## PROVIDED MATERIAL
--

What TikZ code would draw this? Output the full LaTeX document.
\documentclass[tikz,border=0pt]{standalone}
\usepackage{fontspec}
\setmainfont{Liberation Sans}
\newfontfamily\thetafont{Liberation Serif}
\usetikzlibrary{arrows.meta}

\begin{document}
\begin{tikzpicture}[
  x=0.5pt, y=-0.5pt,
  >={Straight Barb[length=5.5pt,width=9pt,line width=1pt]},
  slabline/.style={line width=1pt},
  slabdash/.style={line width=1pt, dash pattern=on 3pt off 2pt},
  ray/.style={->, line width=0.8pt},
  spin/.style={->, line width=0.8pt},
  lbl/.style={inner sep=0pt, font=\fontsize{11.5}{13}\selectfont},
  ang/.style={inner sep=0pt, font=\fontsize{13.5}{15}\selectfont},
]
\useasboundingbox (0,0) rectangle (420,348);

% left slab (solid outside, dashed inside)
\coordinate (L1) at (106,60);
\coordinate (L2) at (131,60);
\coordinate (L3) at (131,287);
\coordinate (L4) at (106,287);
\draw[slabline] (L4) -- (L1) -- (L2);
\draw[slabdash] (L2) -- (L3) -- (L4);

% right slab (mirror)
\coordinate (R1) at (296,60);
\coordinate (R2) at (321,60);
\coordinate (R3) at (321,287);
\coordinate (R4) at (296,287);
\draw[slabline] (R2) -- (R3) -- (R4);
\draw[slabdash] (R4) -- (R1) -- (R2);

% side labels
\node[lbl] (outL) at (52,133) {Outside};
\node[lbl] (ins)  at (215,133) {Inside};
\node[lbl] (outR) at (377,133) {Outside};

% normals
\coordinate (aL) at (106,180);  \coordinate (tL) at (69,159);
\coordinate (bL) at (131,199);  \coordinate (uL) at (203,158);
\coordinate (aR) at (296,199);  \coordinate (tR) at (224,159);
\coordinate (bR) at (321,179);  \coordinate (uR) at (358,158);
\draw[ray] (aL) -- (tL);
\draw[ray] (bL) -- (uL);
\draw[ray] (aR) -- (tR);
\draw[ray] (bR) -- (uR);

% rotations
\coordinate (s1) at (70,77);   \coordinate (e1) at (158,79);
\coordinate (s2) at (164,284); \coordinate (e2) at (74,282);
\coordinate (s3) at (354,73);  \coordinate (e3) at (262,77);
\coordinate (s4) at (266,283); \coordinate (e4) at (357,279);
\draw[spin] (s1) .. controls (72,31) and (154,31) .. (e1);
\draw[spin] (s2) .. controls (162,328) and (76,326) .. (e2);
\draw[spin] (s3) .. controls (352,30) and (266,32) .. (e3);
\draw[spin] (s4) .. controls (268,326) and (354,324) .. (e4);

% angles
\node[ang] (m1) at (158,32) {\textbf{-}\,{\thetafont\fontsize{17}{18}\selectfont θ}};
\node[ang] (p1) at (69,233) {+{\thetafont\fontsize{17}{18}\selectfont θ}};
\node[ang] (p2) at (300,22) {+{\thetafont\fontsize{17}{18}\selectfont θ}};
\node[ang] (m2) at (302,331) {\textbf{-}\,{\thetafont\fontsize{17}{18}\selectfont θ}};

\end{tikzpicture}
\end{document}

--

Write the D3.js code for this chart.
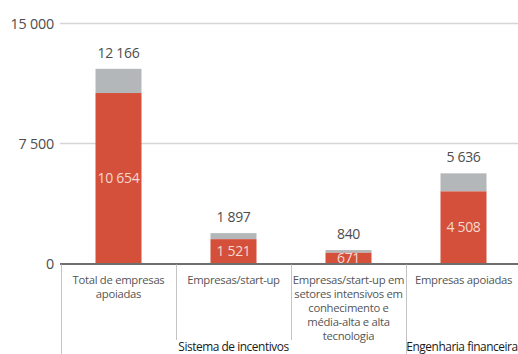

--

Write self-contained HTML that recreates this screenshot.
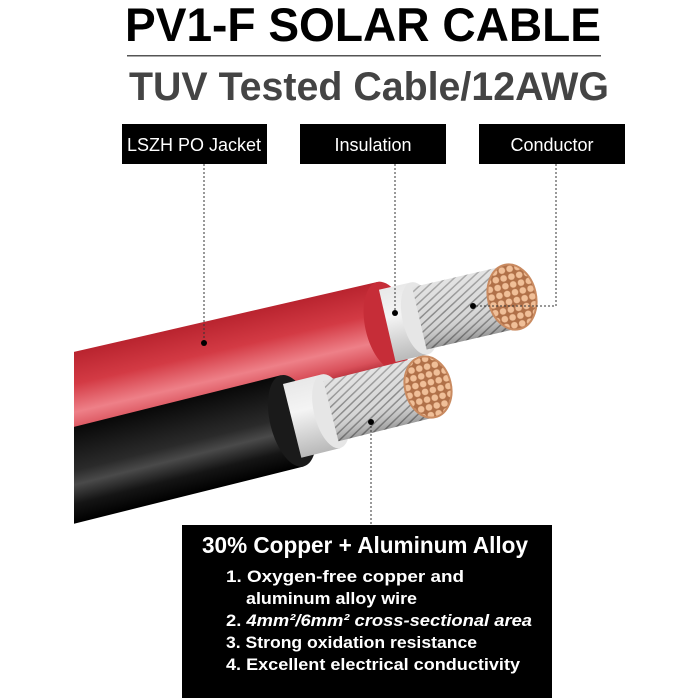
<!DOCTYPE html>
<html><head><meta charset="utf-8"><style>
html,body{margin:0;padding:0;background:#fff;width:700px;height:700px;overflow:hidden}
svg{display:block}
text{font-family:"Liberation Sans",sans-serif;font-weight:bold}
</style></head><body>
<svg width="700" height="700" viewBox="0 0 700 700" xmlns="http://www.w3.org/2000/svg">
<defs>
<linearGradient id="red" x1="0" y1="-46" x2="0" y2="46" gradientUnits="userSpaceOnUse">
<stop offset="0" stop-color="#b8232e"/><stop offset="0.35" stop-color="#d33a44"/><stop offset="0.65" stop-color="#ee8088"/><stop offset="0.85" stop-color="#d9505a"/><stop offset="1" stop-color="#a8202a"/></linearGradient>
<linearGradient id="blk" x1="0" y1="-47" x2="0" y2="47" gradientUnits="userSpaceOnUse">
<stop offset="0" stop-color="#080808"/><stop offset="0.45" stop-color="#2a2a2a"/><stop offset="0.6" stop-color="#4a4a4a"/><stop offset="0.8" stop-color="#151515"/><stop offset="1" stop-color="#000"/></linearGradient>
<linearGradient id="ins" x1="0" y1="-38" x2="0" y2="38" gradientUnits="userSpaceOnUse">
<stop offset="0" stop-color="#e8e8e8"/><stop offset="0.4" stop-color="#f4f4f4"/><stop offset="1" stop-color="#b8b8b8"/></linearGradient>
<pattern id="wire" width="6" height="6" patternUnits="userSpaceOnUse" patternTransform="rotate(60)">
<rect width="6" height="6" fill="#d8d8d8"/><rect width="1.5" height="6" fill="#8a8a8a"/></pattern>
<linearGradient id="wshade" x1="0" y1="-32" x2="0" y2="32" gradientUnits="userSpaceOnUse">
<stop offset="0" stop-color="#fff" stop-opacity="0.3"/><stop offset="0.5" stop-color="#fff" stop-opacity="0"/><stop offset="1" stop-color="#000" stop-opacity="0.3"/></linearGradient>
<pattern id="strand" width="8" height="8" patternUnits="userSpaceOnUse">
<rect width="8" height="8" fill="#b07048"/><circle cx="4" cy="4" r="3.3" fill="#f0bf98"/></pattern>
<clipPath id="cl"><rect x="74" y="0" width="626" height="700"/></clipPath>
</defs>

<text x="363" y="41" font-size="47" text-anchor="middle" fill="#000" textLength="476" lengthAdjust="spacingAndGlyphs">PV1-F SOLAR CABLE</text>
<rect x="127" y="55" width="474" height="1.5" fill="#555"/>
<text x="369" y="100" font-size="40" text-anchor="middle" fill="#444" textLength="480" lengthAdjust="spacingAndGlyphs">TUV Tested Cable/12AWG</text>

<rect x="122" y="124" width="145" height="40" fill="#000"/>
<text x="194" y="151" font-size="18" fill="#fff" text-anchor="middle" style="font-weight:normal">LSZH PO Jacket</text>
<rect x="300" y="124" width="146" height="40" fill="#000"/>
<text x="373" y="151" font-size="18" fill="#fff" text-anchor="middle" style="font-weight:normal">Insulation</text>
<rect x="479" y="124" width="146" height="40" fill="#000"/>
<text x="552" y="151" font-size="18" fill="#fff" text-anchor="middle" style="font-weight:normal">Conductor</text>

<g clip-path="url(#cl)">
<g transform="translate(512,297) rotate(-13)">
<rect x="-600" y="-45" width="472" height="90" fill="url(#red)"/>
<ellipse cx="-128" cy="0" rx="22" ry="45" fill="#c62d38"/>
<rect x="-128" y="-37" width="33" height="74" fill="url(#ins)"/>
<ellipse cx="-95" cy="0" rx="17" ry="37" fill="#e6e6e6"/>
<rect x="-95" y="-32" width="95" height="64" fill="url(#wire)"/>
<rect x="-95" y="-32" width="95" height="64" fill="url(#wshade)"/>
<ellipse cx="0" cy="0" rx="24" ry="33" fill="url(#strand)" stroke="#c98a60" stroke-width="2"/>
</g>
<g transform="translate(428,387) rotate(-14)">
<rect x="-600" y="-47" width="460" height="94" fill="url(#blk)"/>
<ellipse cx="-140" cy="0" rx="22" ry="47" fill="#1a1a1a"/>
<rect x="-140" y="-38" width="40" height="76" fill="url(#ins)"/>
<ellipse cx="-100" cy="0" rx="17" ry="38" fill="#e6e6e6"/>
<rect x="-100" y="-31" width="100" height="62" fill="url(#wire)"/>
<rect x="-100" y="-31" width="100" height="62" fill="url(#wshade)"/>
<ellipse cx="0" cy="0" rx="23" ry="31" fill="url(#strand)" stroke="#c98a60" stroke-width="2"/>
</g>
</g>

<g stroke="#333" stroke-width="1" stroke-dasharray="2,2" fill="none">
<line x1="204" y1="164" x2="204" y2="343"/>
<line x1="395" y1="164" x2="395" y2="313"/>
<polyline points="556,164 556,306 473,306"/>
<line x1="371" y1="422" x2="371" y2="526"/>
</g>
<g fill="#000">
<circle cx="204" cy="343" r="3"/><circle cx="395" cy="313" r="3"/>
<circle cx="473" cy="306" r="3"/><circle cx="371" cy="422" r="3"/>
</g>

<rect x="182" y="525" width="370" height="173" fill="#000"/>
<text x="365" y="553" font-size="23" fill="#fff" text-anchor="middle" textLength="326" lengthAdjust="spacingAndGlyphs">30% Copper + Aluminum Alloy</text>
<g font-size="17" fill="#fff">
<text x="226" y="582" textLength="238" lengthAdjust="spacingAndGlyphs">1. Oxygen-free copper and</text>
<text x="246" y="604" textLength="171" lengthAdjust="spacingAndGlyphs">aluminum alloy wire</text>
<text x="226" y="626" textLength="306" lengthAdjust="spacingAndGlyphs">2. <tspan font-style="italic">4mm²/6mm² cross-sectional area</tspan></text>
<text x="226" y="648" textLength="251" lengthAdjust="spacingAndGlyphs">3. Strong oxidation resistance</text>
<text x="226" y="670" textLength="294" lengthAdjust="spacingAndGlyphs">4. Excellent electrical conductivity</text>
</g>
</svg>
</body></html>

--

Collect each line holding the string "this".

What TikZ code would draw this? Output the full LaTeX document.
Write the D3.js code for this chart.
Write self-contained HTML that recreates this screenshot.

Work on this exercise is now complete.